Here’s The CNN/Money Ranking PWC Doesn’t Want You To Hear About

Prince William County often likes to tout a CNN/Money ranking that lists it high on job creation (a ranking that doesn’t take into account the quality of the jobs being created, which are mostly in the lower-paying service industry sector.)  Well, here’s another study from the same source that they don’t want you to hear about.

According to a new CNN/Money ranking, PWC has the second highest property taxes in Northern Virginia as a percentage of home price, only behind Loudoun County.

Indeed, Loudoun County has the highest in the Commonwealth (1.09%) followed by Richmond City (1.08%), Roanoke City (1.03%), Newport News City (1.02%), and then Prince William County and Norfolk City (0.97%). PWC’s other neighbors are as follows: Fairfax clocks in at 0.94%, Fauquier at 0.77% and Stafford at 0.75%.

Interesting to note that the bulk of jurisdictions that PWC is in league with here are cities and not counties. Yet, we are now hearing rumblings that this still isn’t enough and that taxes may have to be raised to pay for even more spending.  Perhaps if our commercial-to-residential tax base ratio wasn’t so pathetically screwed up, we wouldn’t find ourselves in this boat.


7 thoughts on “Here’s The CNN/Money Ranking PWC Doesn’t Want You To Hear About

  1. Jim – that ratio is highly fallacious in actual dollar terms. Some extreme right-wing people use it as a base for discussing tax levels. Simply put, the $300,000 house in PWC would pay taxes of .97% X 300,000, or $2810. The same house placed in Fairfax would be worth $350,000; taxes in Fairfax would be $350,000 X .94%, or $3290 – considerably higher. The same house (as all houses in Farfax) pays enormously higher taxes as a percent!!!

    1. If you were to apply the PWC rate to the $350,000 home in Fairfax, they would be paying $3,395 instead of the $3,290 you cite. (And actually, 0.97% of $300,000 is $2910, not $2810 as you wrote. Fairfax’s 0.94% rate would be $2820 on $300,000.)

      Since home values fluctuate by jurisdiction, the percent of the home value is the most accurate measure for purposes of comparison. The issue of home values is a whole other ball of wax.

    2. Right……….a ball of wax it is………but normally the same house in Fairfax generates more dollars in taxes and that is what is most relevant in my humble opinion!!!

  2. The best method for comparisons in my humblest of opinions is to compare the dollar amount of taxes paid in each jurisdiction to the number of people served. This would show that Fiarfax pays much more than PWC…in fact, PWC is usually among the lowest………..reflective of crappyiness in services……….

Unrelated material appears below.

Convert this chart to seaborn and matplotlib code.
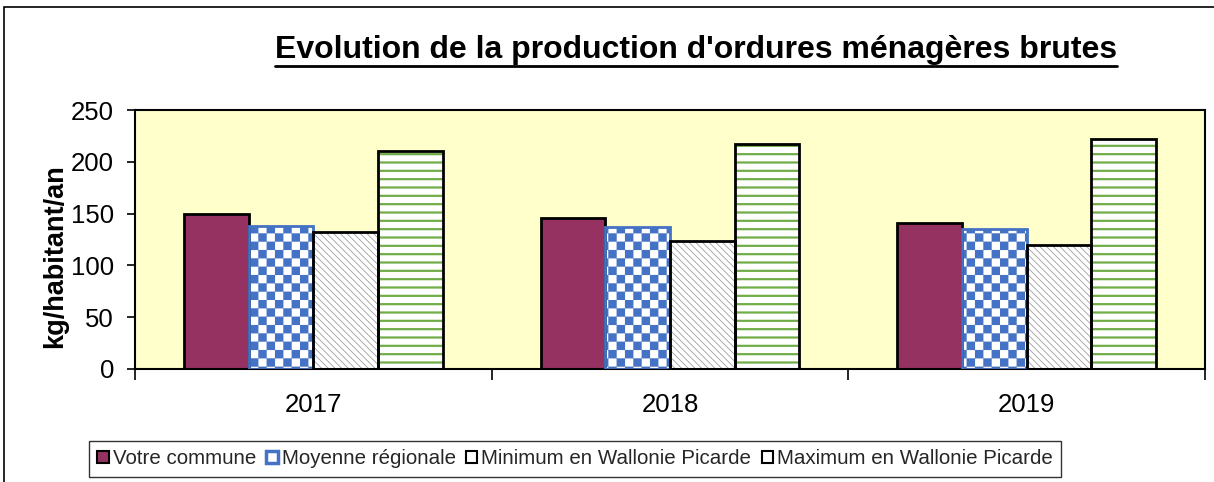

  3. I would venture to say that you are both making correct statements. I agree with Riley that how much we are paying in taxes based on the value of our homes is the best comparative measure. The lower prices in PWC are offset by the necessity to drive much farther through congested traffic to get to decent jobs, which are largely not extant in PWC. If people could afford a higher-priced Fairfax County home to be closer to good jobs they would buy them and do so. The taxes-as-a-percent-of-price measure reflects the ability of people to pay taxes. Riley is also correct in stating that job creation in PWC is mostly low-wage work that most people don’t want. Swim is correct about the crappiness of services, i.e. highest student-to-teacher classroom ratios in the state, and out-of-control residential development making some of the worst congestion in the nation even worse. I put 99.9 percent of the blame for this situation at the feet of a Board of Supervisors that acts as a subsidiary of the residential developers, and a senior County management that swings between incompetence and opaqueness in trying to conceal from taxpayers what the aforementioned board is doing.

  4. That PW is worse than Fairfax, which has been under Democratic rule since (iirc) 1995, is rather depressing.